The word “Christmas” comes from Christes, meaning Christ, and Masse, meaning feast or festival. Many American families have incorporated British customs into their observance of Christmas, adopting traditions from the times of Queen Victoria and Charles Dickens.
A custom immortalized by Washington Irving and Dickens is the boar’s head ceremony. It is one of England’s feudal customs still cherished at Queen’s College at Oxford. A boar’s head is gaily festooned and an orange is placed in its mouth and it becomes the centerpiece of a rite which has been observed for centuries.
Burning the yule log is a very old English custom. A huge log is carried in and burned in the fireplace. It must burn for at least twelve hours. Ashes from this log are saved and used to start the fire the following year. It is believed this will bring good luck.
Another holiday tradition that comes from Britain is the Christmas card. This popular form of correspondence was invented around 1841 by Sir Henry Cole, who hoped to avoid writing personal greetings to his many friends at the holidays.
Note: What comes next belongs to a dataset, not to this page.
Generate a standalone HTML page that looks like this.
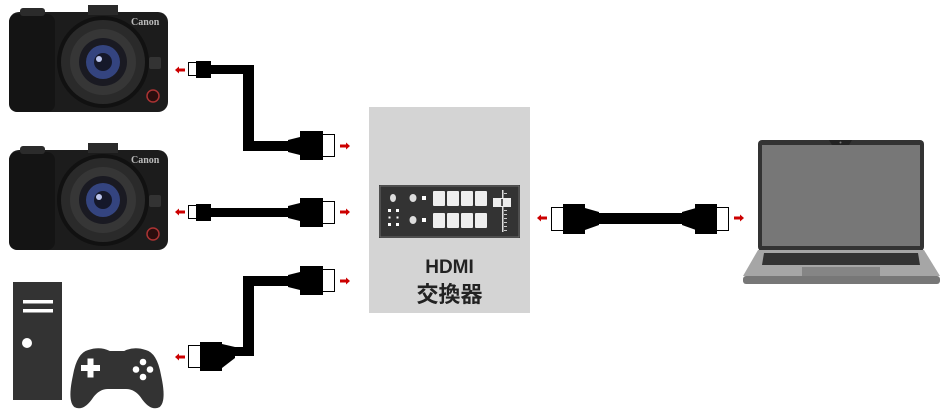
<!DOCTYPE html>
<html><head><meta charset="utf-8"><style>
html,body{margin:0;padding:0;background:#fff;width:950px;height:420px;overflow:hidden}
svg{display:block}
</style></head><body>
<svg width="950" height="420" viewBox="0 0 950 420" xmlns="http://www.w3.org/2000/svg">
<defs>
<g id="cam">
  <rect x="9" y="12" width="159" height="100" rx="10" fill="#1c1c1c"/>
  <rect x="88" y="5" width="30" height="10" fill="#2a2a2a"/>
  <rect x="9" y="14" width="46" height="98" rx="8" fill="#141414"/>
  <rect x="20" y="8" width="25" height="8" rx="3" fill="#2b2b2b"/>
  <circle cx="103" cy="62" r="46" fill="#111"/>
  <circle cx="103" cy="62" r="42" fill="#2a2a2a"/>
  <circle cx="103" cy="62" r="33" fill="#363636"/>
  <circle cx="103" cy="62" r="24" fill="#1a1a22"/>
  <circle cx="103" cy="62" r="17" fill="#34447f"/>
  <circle cx="103" cy="62" r="9" fill="#15182a"/>
  <circle cx="99" cy="59" r="3" fill="#bcc6ee"/>
  <text x="131" y="25" font-family="Liberation Serif,serif" font-size="10" font-weight="bold" fill="#bbb">Canon</text>
  <rect x="149" y="57" width="12" height="12" rx="2" fill="#333"/>
  <circle cx="153" cy="96" r="6" fill="#2a0d0d" stroke="#a33" stroke-width="1.5"/>
</g>
<g id="arrR"><rect x="0" y="-1.5" width="6" height="3" fill="#c00"/><polygon points="6,-3.5 10,0 6,3.5" fill="#c00"/></g>
<g id="arrL"><rect x="4" y="-1.5" width="6" height="3" fill="#c00"/><polygon points="4,-3.5 0,0 4,3.5" fill="#c00"/></g>
</defs>

<use href="#cam"/>
<use href="#cam" y="138"/>

<use href="#arrL" x="175" y="70"/>
<rect x="188.5" y="62.5" width="9" height="13" fill="#fff" stroke="#000"/>
<rect x="196" y="61" width="15" height="17" fill="#000"/>
<path d="M211 65 H254 V141 H288 V151 H243 V74 H211 Z" fill="#000"/>
<polygon points="288,140 300,137 300,155 288,152" fill="#000"/>
<rect x="300" y="131" width="23" height="29" fill="#000"/>
<rect x="322.5" y="134.5" width="12" height="22" fill="#fff" stroke="#000"/>
<use href="#arrR" x="340" y="146"/>

<use href="#arrL" x="175" y="212"/>
<rect x="188.5" y="205.5" width="9" height="13" fill="#fff" stroke="#000"/>
<rect x="196" y="204" width="15" height="17" fill="#000"/>
<rect x="211" y="208" width="78" height="9" fill="#000"/>
<polygon points="288,206 300,203 300,221 288,218" fill="#000"/>
<rect x="300" y="198" width="23" height="29" fill="#000"/>
<rect x="322.5" y="201.5" width="12" height="22" fill="#fff" stroke="#000"/>
<use href="#arrR" x="340" y="212"/>

<rect x="300" y="266" width="23" height="29" fill="#000"/>
<rect x="322.5" y="269.5" width="12" height="22" fill="#fff" stroke="#000"/>
<polygon points="288,275 300,272 300,290 288,287" fill="#000"/>
<path d="M288 276 H243 V347 H235 V356 H254 V286 H288 Z" fill="#000"/>
<polygon points="235,347 222,344 222,368 235,358" fill="#000"/>
<rect x="200" y="342" width="22" height="29" fill="#000"/>
<rect x="188.5" y="345.5" width="12" height="22" fill="#fff" stroke="#000"/>
<use href="#arrR" x="340" y="281"/>
<use href="#arrL" x="175" y="357"/>

<rect x="13" y="282" width="49" height="118" fill="#333"/>
<rect x="23" y="300" width="30" height="3.5" fill="#fff"/>
<rect x="23" y="309" width="30" height="3.5" fill="#fff"/>
<circle cx="27" cy="343" r="5" fill="#fff"/>
<path d="M88 349 Q100 345 110 350 L124 350 Q134 345 146 349 Q158 352 162 375 Q168 402 160 408 Q150 413 140 398 Q134 390 126 390 L108 390 Q100 390 94 398 Q84 413 74 408 Q66 402 72 375 Q76 352 88 349 Z" fill="#333" stroke="#fff" stroke-width="2"/>
<rect x="81" y="365" width="19" height="6" fill="#fff"/>
<rect x="87.5" y="358.5" width="6" height="19" fill="#fff"/>
<circle cx="143" cy="362" r="3.3" fill="#fff"/>
<circle cx="143" cy="377" r="3.3" fill="#fff"/>
<circle cx="136" cy="369.5" r="3.3" fill="#fff"/>
<circle cx="150" cy="369.5" r="3.3" fill="#fff"/>

<rect x="369" y="107" width="161" height="206" fill="#d4d4d4"/>
<rect x="379" y="185" width="141" height="53" fill="#333"/>
<rect x="380" y="186" width="139" height="51" fill="none" stroke="#777" stroke-width="0.8"/>
<ellipse cx="393" cy="198" rx="3" ry="4" fill="#ddd"/>
<ellipse cx="413" cy="198" rx="3.5" ry="4" fill="#ddd"/>
<ellipse cx="413" cy="220" rx="3.5" ry="4" fill="#ddd"/>
<rect x="422" y="196" width="4" height="4" fill="#fff"/>
<rect x="422" y="218" width="4" height="4" fill="#fff"/>
<rect x="388" y="209" width="3" height="3" fill="#fff"/><rect x="396" y="209" width="3" height="3" fill="#fff"/>
<rect x="388.5" y="216.5" width="2" height="2" fill="#fff"/><rect x="396.5" y="216.5" width="2" height="2" fill="#fff"/>
<rect x="388" y="223" width="3" height="3" fill="#fff"/><rect x="396" y="223" width="3" height="3" fill="#fff"/>
<g fill="#eee">
<rect x="433" y="191" width="12" height="15" rx="1"/><rect x="447" y="191" width="12" height="15" rx="1"/><rect x="461" y="191" width="12" height="15" rx="1"/><rect x="475" y="191" width="12" height="15" rx="1"/>
<rect x="433" y="213" width="12" height="15" rx="1"/><rect x="447" y="213" width="12" height="15" rx="1"/><rect x="461" y="213" width="12" height="15" rx="1"/><rect x="475" y="213" width="12" height="15" rx="1"/>
</g>
<rect x="502" y="190" width="1.5" height="42" fill="#ddd"/>
<g fill="#ccc"><rect x="504" y="193" width="3" height="1"/><rect x="504" y="210" width="3" height="1"/><rect x="504" y="214" width="3" height="1"/><rect x="504" y="218" width="3" height="1"/><rect x="504" y="222" width="3" height="1"/><rect x="504" y="226" width="3" height="1"/><rect x="504" y="230" width="3" height="1"/></g>
<rect x="493" y="198" width="18" height="9" fill="#eee"/>
<rect x="501" y="199" width="2" height="7" fill="#555"/>
<text x="449.5" y="273" text-anchor="middle" font-family="Liberation Sans,sans-serif" font-weight="bold" font-size="19" fill="#222">HDMI</text>
<text x="449.5" y="302" text-anchor="middle" font-family="Liberation Sans,'Noto Sans CJK JP',sans-serif" font-weight="bold" font-size="22" fill="#222">交換器</text>

<use href="#arrL" x="537" y="218"/>
<rect x="551.5" y="207.5" width="12" height="23" fill="#fff" stroke="#000"/>
<rect x="563" y="204" width="22" height="30" fill="#000"/>
<polygon points="585,208 599,212 599,225 585,230" fill="#000"/>
<rect x="598" y="213" width="85" height="11" fill="#000"/>
<polygon points="682,212 696,208 696,230 682,225" fill="#000"/>
<rect x="695" y="204" width="22" height="30" fill="#000"/>
<rect x="716.5" y="207.5" width="12" height="23" fill="#fff" stroke="#000"/>
<use href="#arrR" x="734" y="218"/>

<rect x="758" y="140" width="166" height="111" rx="4" fill="#333"/>
<rect x="762" y="145" width="158" height="101" fill="#777"/>
<path d="M829 140 H852 L849 145 H832 Z" fill="#222"/>
<circle cx="840.5" cy="142.5" r="1" fill="#777"/>
<polygon points="758,250 924,250 940,276 743,276" fill="#a6a6a6"/>
<rect x="743" y="276" width="197" height="8" rx="3" fill="#777"/>
<polygon points="764,253 918,253 920,265 762,265" fill="#333"/>
<rect x="802" y="267" width="78" height="9" fill="#858585"/>
</svg>
</body></html>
Father Christmas is Santa Claus to the English. Long ago in England, Father Christmas was depicted as a merry figure with a wreath of mistletoe or holly upon his head; his gown was sometimes red, but often green, white or even brown. The contemporary Father Christmas was imported from America a little more than 100 years ago and is a mixture of American and British traditions. He is usually tall and thin with a white beard, and wearing a long crimson robe with a hood or cap trimmed in white fur.